- **REQUEST**
Copy nothing but the stretch that opens with the line containing "What matplotlib code" and closes with the line containing "ax.text(xi, m +". Keep pictures out.

- **DATA RECORDS**

....

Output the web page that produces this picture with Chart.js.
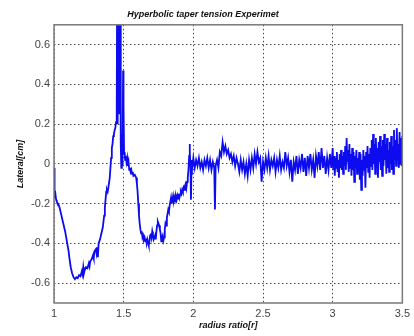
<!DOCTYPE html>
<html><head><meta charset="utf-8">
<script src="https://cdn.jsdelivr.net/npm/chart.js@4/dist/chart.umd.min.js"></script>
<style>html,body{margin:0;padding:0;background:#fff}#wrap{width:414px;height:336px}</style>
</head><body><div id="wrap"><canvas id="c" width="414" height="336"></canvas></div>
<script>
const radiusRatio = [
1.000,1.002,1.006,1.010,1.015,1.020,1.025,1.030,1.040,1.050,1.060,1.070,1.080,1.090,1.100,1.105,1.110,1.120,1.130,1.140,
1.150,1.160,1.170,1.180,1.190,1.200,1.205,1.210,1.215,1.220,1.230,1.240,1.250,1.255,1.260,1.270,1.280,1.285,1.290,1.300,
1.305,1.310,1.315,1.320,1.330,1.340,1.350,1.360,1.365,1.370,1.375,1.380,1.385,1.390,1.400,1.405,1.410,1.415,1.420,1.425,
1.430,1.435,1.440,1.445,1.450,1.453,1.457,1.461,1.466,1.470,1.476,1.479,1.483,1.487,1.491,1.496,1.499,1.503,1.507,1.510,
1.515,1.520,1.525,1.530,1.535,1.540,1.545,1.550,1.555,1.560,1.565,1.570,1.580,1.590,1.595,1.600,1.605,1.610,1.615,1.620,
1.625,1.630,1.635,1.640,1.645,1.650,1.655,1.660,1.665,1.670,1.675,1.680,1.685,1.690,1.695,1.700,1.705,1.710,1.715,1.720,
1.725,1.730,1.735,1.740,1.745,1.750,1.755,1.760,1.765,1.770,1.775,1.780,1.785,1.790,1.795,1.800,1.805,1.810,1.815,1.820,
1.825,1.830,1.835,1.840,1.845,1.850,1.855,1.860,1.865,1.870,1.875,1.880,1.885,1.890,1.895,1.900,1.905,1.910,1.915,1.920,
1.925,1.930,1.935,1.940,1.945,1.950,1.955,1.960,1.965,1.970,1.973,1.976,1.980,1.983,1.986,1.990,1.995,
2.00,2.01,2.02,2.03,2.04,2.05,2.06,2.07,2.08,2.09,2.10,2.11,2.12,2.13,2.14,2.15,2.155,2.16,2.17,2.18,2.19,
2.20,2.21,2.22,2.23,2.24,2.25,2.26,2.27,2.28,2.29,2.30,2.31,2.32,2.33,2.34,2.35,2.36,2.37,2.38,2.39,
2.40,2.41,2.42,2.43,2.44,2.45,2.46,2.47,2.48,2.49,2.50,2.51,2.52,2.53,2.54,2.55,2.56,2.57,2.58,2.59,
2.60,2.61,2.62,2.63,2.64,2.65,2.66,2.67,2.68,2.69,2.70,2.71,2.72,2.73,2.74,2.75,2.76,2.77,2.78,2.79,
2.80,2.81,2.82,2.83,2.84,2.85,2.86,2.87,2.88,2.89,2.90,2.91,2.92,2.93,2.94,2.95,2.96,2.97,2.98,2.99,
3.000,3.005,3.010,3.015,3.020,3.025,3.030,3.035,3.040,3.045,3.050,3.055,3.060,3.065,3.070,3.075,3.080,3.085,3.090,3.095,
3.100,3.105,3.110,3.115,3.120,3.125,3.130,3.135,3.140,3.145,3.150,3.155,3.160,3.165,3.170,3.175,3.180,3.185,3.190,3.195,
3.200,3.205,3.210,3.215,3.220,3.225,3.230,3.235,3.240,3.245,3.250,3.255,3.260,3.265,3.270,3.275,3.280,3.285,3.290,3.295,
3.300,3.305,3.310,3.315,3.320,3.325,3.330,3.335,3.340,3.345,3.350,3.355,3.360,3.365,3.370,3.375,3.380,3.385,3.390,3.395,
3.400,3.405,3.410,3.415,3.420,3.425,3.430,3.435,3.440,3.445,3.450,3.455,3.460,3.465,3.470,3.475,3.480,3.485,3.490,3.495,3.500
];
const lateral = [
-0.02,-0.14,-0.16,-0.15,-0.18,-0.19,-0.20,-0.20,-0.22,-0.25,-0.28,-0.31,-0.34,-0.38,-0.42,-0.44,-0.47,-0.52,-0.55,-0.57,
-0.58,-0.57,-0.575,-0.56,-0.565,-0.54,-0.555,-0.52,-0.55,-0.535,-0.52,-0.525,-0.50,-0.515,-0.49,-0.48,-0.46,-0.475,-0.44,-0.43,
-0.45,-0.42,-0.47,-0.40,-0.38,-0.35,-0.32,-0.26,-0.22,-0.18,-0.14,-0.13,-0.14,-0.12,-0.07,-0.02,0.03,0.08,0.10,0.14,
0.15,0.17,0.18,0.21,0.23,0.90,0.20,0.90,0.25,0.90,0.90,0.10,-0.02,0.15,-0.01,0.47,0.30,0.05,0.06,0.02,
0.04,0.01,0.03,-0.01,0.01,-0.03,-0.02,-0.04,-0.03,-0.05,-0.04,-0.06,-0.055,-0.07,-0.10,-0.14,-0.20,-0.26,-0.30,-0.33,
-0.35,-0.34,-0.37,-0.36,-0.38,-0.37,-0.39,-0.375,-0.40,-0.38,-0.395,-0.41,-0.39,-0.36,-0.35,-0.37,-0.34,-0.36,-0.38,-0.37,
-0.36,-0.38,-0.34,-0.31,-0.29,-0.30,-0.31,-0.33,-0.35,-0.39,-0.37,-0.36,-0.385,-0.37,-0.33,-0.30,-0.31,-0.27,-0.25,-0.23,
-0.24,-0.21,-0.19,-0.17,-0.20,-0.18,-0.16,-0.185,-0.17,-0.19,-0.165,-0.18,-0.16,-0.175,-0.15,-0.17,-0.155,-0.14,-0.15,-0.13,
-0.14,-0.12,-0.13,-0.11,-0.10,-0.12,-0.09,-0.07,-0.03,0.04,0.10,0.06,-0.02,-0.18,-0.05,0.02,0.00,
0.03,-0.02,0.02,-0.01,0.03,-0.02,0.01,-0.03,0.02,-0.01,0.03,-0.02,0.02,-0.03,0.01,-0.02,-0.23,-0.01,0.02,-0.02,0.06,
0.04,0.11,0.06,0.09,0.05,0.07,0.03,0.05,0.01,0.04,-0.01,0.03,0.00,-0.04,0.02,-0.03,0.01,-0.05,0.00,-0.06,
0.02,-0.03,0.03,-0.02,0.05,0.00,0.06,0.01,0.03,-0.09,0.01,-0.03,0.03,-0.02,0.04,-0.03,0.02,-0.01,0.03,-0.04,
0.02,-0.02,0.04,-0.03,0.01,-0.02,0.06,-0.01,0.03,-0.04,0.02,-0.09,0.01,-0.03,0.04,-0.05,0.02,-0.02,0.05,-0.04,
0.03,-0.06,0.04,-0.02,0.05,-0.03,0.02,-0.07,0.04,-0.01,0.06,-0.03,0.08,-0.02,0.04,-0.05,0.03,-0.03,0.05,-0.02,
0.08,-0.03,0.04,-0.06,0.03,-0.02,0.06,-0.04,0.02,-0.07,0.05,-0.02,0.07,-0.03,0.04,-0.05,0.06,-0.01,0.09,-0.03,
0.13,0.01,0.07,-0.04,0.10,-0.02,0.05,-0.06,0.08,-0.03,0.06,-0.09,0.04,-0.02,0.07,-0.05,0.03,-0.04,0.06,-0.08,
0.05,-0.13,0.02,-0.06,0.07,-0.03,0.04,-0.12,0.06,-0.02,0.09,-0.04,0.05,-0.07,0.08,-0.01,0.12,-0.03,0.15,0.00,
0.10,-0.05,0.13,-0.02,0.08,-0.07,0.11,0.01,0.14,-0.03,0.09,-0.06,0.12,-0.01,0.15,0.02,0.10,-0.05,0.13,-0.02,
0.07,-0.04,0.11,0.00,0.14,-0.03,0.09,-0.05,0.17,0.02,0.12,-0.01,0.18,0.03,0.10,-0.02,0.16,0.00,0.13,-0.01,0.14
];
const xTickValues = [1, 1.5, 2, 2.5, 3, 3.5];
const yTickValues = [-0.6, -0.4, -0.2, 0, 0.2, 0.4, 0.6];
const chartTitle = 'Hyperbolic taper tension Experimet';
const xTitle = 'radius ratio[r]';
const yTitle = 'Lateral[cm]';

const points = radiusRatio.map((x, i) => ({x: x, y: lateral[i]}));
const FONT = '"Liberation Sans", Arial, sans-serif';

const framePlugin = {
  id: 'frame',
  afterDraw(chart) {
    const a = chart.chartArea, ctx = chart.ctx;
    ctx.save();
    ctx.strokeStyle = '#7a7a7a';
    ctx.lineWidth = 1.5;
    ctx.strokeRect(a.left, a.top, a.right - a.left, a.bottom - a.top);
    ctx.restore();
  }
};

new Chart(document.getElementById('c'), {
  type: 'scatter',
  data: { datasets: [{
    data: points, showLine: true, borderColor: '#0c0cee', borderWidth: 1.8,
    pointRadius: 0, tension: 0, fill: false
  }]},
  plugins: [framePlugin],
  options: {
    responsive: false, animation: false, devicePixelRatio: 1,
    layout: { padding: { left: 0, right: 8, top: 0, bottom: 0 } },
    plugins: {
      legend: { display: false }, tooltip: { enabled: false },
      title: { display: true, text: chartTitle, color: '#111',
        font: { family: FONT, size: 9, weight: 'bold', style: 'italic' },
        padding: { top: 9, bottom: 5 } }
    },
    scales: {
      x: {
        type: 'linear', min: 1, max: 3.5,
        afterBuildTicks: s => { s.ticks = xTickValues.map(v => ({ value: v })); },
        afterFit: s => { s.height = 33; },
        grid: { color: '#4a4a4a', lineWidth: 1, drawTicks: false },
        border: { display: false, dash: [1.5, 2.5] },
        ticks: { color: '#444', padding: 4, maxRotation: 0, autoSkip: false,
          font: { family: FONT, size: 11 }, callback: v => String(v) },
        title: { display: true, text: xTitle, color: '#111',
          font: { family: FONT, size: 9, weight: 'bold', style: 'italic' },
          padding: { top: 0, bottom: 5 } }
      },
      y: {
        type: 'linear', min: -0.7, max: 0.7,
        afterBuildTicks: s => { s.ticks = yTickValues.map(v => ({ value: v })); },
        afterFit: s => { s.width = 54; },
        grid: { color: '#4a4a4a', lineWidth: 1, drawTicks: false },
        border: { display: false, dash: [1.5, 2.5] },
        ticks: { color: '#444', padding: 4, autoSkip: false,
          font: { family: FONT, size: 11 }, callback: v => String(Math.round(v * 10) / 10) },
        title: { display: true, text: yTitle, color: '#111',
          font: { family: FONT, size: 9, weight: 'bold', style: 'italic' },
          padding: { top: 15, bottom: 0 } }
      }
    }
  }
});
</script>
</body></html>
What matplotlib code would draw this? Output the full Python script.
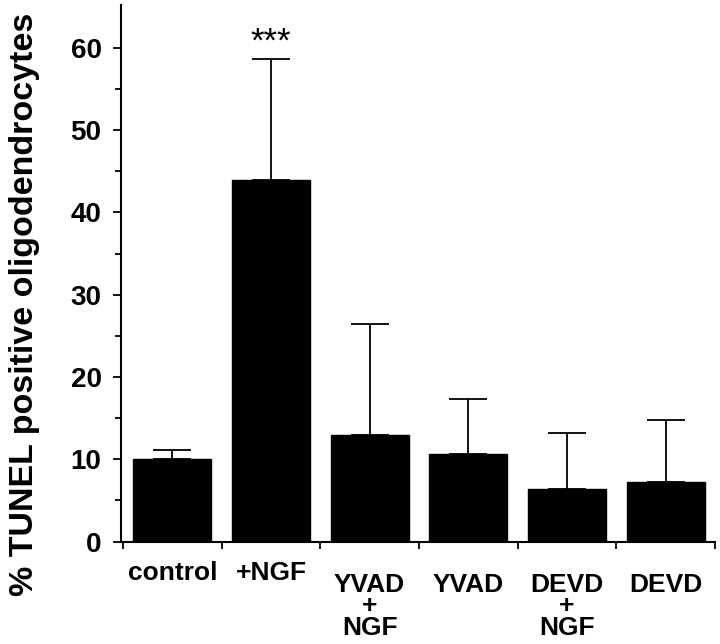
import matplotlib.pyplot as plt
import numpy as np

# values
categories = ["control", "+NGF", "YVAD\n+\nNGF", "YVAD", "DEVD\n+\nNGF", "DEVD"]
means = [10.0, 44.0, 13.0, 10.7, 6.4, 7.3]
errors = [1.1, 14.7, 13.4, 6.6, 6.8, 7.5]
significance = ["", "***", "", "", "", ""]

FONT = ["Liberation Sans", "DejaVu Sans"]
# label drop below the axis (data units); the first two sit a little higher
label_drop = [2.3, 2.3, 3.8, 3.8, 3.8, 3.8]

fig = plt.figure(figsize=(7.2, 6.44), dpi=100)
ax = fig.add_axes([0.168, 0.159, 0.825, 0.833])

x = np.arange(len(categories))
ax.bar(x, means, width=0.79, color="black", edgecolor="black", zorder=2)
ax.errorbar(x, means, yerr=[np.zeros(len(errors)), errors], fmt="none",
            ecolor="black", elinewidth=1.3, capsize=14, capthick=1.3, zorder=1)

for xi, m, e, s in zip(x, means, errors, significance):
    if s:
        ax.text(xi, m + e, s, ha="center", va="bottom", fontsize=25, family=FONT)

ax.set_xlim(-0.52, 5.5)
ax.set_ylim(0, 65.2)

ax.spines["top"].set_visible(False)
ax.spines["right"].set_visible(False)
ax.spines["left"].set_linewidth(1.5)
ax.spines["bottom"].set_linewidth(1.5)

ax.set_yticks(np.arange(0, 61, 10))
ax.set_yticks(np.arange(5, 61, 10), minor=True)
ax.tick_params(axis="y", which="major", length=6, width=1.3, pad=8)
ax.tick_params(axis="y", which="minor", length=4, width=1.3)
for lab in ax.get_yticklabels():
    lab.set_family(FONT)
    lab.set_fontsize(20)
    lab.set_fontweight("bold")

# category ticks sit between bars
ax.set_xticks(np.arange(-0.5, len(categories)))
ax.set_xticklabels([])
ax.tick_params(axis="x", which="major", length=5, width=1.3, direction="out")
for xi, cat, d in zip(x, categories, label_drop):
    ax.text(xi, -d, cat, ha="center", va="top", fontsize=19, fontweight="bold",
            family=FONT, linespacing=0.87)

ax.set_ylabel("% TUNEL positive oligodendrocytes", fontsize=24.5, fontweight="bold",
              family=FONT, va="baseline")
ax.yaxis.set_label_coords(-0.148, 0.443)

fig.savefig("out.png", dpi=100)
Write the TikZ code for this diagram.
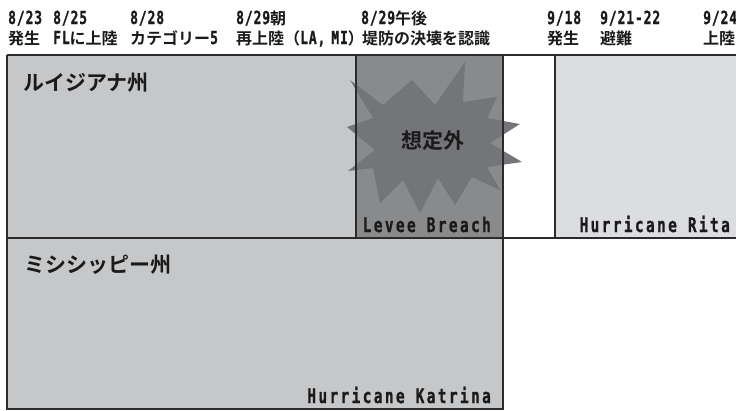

....

- **EXERCISE OUTPUT**
What matplotlib code would draw this? Output the full Python script.
import matplotlib.pyplot as plt
import numpy as np

# values
categories = ["control", "+NGF", "YVAD\n+\nNGF", "YVAD", "DEVD\n+\nNGF", "DEVD"]
means = [10.0, 44.0, 13.0, 10.7, 6.4, 7.3]
errors = [1.1, 14.7, 13.4, 6.6, 6.8, 7.5]
significance = ["", "***", "", "", "", ""]

FONT = ["Liberation Sans", "DejaVu Sans"]
# label drop below the axis (data units); the first two sit a little higher
label_drop = [2.3, 2.3, 3.8, 3.8, 3.8, 3.8]

fig = plt.figure(figsize=(7.2, 6.44), dpi=100)
ax = fig.add_axes([0.168, 0.159, 0.825, 0.833])

x = np.arange(len(categories))
ax.bar(x, means, width=0.79, color="black", edgecolor="black", zorder=2)
ax.errorbar(x, means, yerr=[np.zeros(len(errors)), errors], fmt="none",
            ecolor="black", elinewidth=1.3, capsize=14, capthick=1.3, zorder=1)

for xi, m, e, s in zip(x, means, errors, significance):
    if s:
        ax.text(xi, m + e, s, ha="center", va="bottom", fontsize=25, family=FONT)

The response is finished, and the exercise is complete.